The universal sub-bundle and the dual of the universal quotient bundle on $\operatorname{Gr}(2,4)$ are specific examples of spinor bundles on a quadric. They arise from an irreducible representation of a semi-simple Lie algebra. In the paper of Ottaviani (1988), a theorem of Ramanan is quoted to argue that spinor bundles are stable.
I was wondering if there is a direct and elementary way to prove the stability of a spinor bundle on the Grassmannian $\operatorname{Gr}(2,4)$, and why is it exceptional.
Let $V$ be a 4-dimensional vector space and let $S$ be the universal subbundle on $\mathrm{Gr}(2,V)$. Let $0 \ne f \in V^*$ and consider it as a global section of $S^*$. Then its zero locus is the sub-Grassmannian $$ \Pi := \mathrm{Gr}(2,V_f) \cong \mathbb{P}^2, $$ where $V_f \subset V$ is the annihilator of $f$. Therefore, there is an exact sequence (Koszul complex) $$ 0 \to \mathcal{O}(-1) \to S \to \mathcal{O} \to \mathcal{O}_\Pi \to 0.\tag{*} $$ Since $\mathcal{O}(-1)$ has no cohomology, while $H^\bullet(\mathcal{O}) = H^\bullet(\mathcal{O}_\Pi) = \Bbbk$ is the base field, it follows that $$ H^\bullet(S) = 0. $$ In particular, the vanishing of $H^0(S)$ implies the stability of $S$.

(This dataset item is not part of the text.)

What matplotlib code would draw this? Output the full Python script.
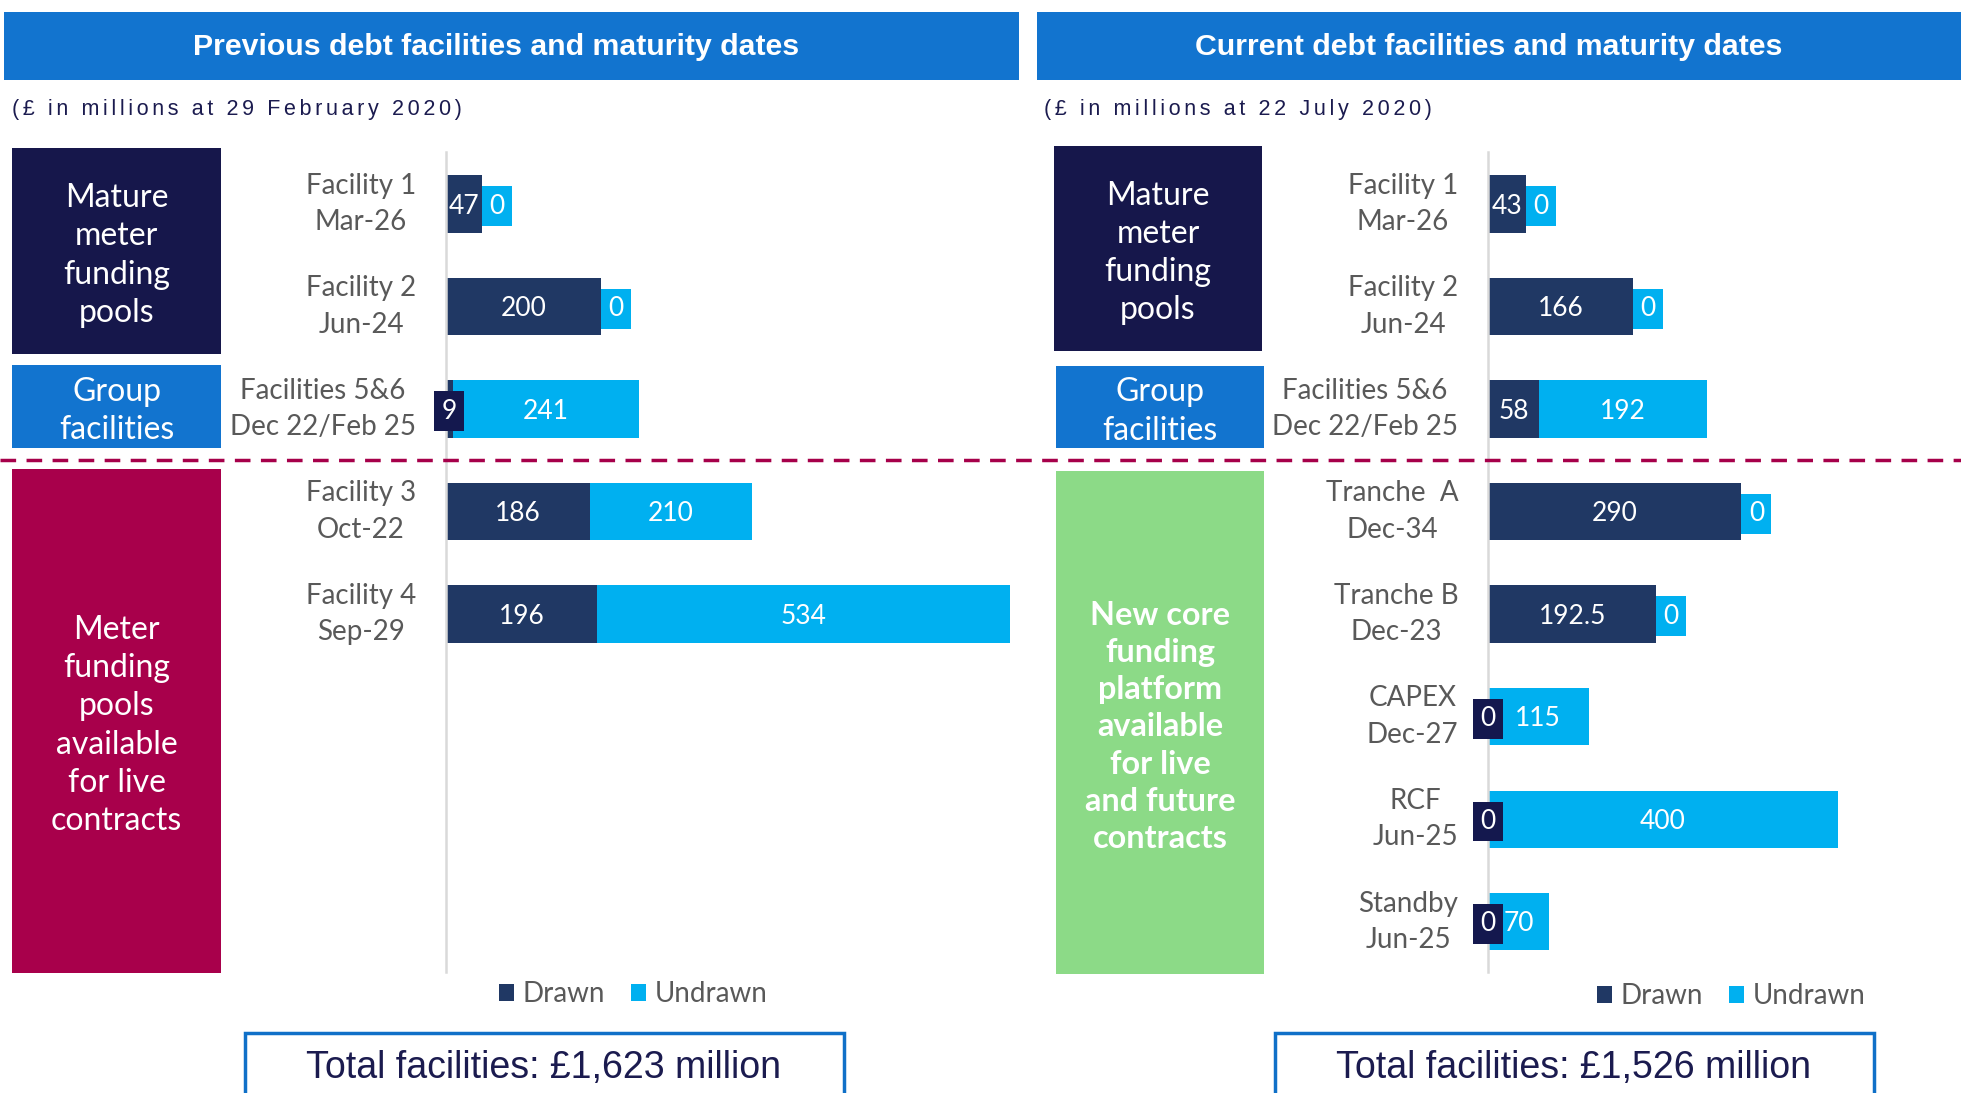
import matplotlib
matplotlib.use("Agg")
import matplotlib.pyplot as plt
from matplotlib.patches import Rectangle
from matplotlib.lines import Line2D

# ---------------- data ----------------
left_title = "Previous debt facilities and maturity dates"
right_title = "Current debt facilities and maturity dates"
left_subtitle = "(£ in millions at 29 February 2020)"
right_subtitle = "(£ in millions at 22 July 2020)"

left_categories = ["Facility 1\nMar-26", "Facility 2\nJun-24", "Facilities 5&6\nDec 22/Feb 25",
                   "Facility 3\nOct-22", "Facility 4\nSep-29"]
left_drawn = [47, 200, 9, 186, 196]
left_undrawn = [0, 0, 241, 210, 534]

right_categories = ["Facility 1\nMar-26", "Facility 2\nJun-24", "Facilities 5&6\nDec 22/Feb 25",
                    "Tranche  A\nDec-34", "Tranche B\nDec-23", "CAPEX\nDec-27", "RCF\nJun-25",
                    "Standby\nJun-25"]
right_drawn = [43, 166, 58, 290, 192.5, 0, 0, 0]
right_undrawn = [0, 0, 192, 0, 0, 115, 400, 70]

series_names = ["Drawn", "Undrawn"]
left_total = "Total facilities: £1,623 million"
right_total = "Total facilities: £1,526 million"

left_groups = ["Mature\nmeter\nfunding\npools", "Group\nfacilities",
               "Meter\nfunding\npools\navailable\nfor live\ncontracts"]
right_groups = ["Mature\nmeter\nfunding\npools", "Group\nfacilities",
                "New core\nfunding\nplatform\navailable\nfor live\nand future\ncontracts"]

# ---------------- style ----------------
W, H = 1961, 1093
DRAWN = "#203864"
UNDRAWN = "#00B0F0"
NAVY_BOX = "#16174B"
BLUE = "#1274CF"
CRIMSON = "#A8004B"
GREEN = "#8CDA87"
GRAY = "#595959"
DARKTXT = "#1B1B4F"
CAL = "Lato"
ARI = "Liberation Sans"

fig = plt.figure(figsize=(W / 100, H / 100), dpi=100)
fig.patch.set_facecolor("white")


def fx(x):
    return x / W


def fy(y):
    return 1 - y / H


def box(x0, y0, x1, y1, color, fill=True, lw=0, ec=None, z=1):
    r = Rectangle((fx(x0), fy(y1)), (x1 - x0) / W, (y1 - y0) / H, transform=fig.transFigure,
                  facecolor=color if fill else "none", edgecolor=ec if ec else "none",
                  linewidth=lw, zorder=z, clip_on=False)
    fig.add_artist(r)


def tracked(s):
    # letter-spaced subtitle (six-per-em spaces between characters)
    return "\u2006".join(s)


# headers
box(4, 12, 1019, 80, BLUE)
box(1037, 12, 1961, 80, BLUE)
fig.text(fx(496), fy(47), left_title, ha="center", va="center", color="white",
         fontsize=21.8, fontweight="bold", family=ARI)
fig.text(fx(1489), fy(47), right_title, ha="center", va="center", color="white",
         fontsize=21.8, fontweight="bold", family=ARI)
fig.text(fx(12), fy(110), tracked(left_subtitle), ha="left", va="center", color=DARKTXT,
         fontsize=15.5, family=[ARI, "DejaVu Sans"])
fig.text(fx(1044), fy(110), tracked(right_subtitle), ha="left", va="center", color=DARKTXT,
         fontsize=15.5, family=[ARI, "DejaVu Sans"])

# group boxes
group_boxes_left = [(12, 148, 221, 354, NAVY_BOX, False), (12, 365, 221, 448, BLUE, False),
                    (12, 469, 221, 973, CRIMSON, False)]
group_boxes_right = [(1054, 146, 1262, 351, NAVY_BOX, False), (1056, 366, 1264, 448, BLUE, False),
                     (1056, 471, 1264, 974, GREEN, True)]
for labels, boxes in ((left_groups, group_boxes_left), (right_groups, group_boxes_right)):
    for lab, (x0, y0, x1, y1, c, bold) in zip(labels, boxes):
        box(x0, y0, x1, y1, c)
        fig.text(fx((x0 + x1) / 2), fy((y0 + y1) / 2 + 4.5), lab, ha="center", va="center",
                 multialignment="center", color="white", fontsize=23.3 if bold else 23,
                 family=CAL, fontweight="bold" if bold else "normal", linespacing=1.34)

# dashed separator
fig.add_artist(Line2D([0, 1], [fy(460), fy(460)], transform=fig.transFigure, color="#A6004A",
                      lw=2.5, linestyle=(0, (4.5, 3)), zorder=5))


def panel(axpos, xmax, cats, drawn, undrawn, legend_center):
    ax = fig.add_axes(axpos)
    ax.set_facecolor("none")
    y = list(range(len(cats)))
    b1 = ax.barh(y, drawn, height=0.56, color=DRAWN, label=series_names[0])
    b2 = ax.barh(y, undrawn, left=drawn, height=0.56, color=UNDRAWN, label=series_names[1])
    ax.set_xlim(0, xmax)
    ax.set_ylim(7.49, -0.507)
    for s in ("top", "right", "bottom"):
        ax.spines[s].set_visible(False)
    ax.spines["left"].set_color("#D9D9D9")
    ax.spines["left"].set_linewidth(1.8)
    ax.set_xticks([])
    ax.set_yticks([])
    dy = -1.6  # points, visual centring of digits
    for i, (c, d, u) in enumerate(zip(cats, drawn, undrawn)):
        ax.annotate(c, xy=(0, i), xytext=(-21.5, 0), textcoords="offset points", ha="right",
                    va="center", multialignment="center", fontsize=20, color=GRAY, family=CAL,
                    linespacing=1.5)
        # drawn label
        if d >= 20:
            ax.annotate(f"{d:g}", xy=(d / 2, i), xytext=(0, dy), textcoords="offset points",
                        ha="center", va="center", color="white", fontsize=19, family=CAL)
        else:
            ax.annotate(f"{d:g}", xy=(d / 2, i), xytext=(0, dy), textcoords="offset points",
                        ha="center", va="center", color="white", fontsize=19, family=CAL,
                        zorder=4, bbox=dict(boxstyle="square,pad=0.28", fc="#14184E", ec="none"))
        # undrawn label
        if u >= 20:
            ax.annotate(f"{u:g}", xy=(d + u / 2, i), xytext=(0, dy), textcoords="offset points",
                        ha="center", va="center", color="white", fontsize=19, family=CAL)
        else:
            ax.annotate(f"{u:g}", xy=(d, i), xytext=(10.8, dy), textcoords="offset points",
                        ha="center", va="center", color="white", fontsize=19, family=CAL,
                        bbox=dict(boxstyle="square,pad=0.28", fc=UNDRAWN, ec="none"))
    ax.legend(handles=[b1, b2], labels=series_names, loc="center",
              bbox_to_anchor=(fx(legend_center[0]), fy(legend_center[1])),
              bbox_transform=fig.transFigure, ncol=2, frameon=False,
              handlelength=0.55, handleheight=0.55, handletextpad=0.3, columnspacing=0.95,
              labelcolor=GRAY, prop={"family": CAL, "size": 20})
    return ax


panel([fx(446), fy(972), (1020 - 446) / W, (972 - 152) / H], (1020 - 446) / 0.7726,
      left_categories, left_drawn, left_undrawn, (633, 994))
panel([fx(1488), fy(972), (1950 - 1488) / W, (972 - 152) / H], (1950 - 1488) / 0.874,
      right_categories, right_drawn, right_undrawn, (1731, 996))

# total boxes
box(245, 1033, 844, 1110, None, fill=False, lw=2.5, ec="#1070C8")
box(1275, 1033, 1874, 1110, None, fill=False, lw=2.5, ec="#1070C8")
fig.text(fx(544), fy(1068), left_total, ha="center", va="center", color=DARKTXT, fontsize=27,
         family=ARI)
fig.text(fx(1574), fy(1068), right_total, ha="center", va="center", color=DARKTXT, fontsize=27,
         family=ARI)

fig.savefig("out.png", dpi=100, facecolor="white")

Tensoring $(*)$ by $S^*$, we obtain $$ 0 \to S \to S \otimes S^* \to S^* \to S^*\vert_\Pi \to 0. $$ Now $S$ has no cohomology, while $$ H^\bullet(S^*) = V^*, \qquad H^\bullet(S^*\vert_\Pi) = V_f^*, $$ and the map is the restriction (the dual to the embedding $V_f \hookrightarrow V$), hence it is surjective and its kernel is 1-dimensional. This shows that $$ H^\bullet(S \otimes S^*) = \Bbbk, $$ hence $S$ is exceptional.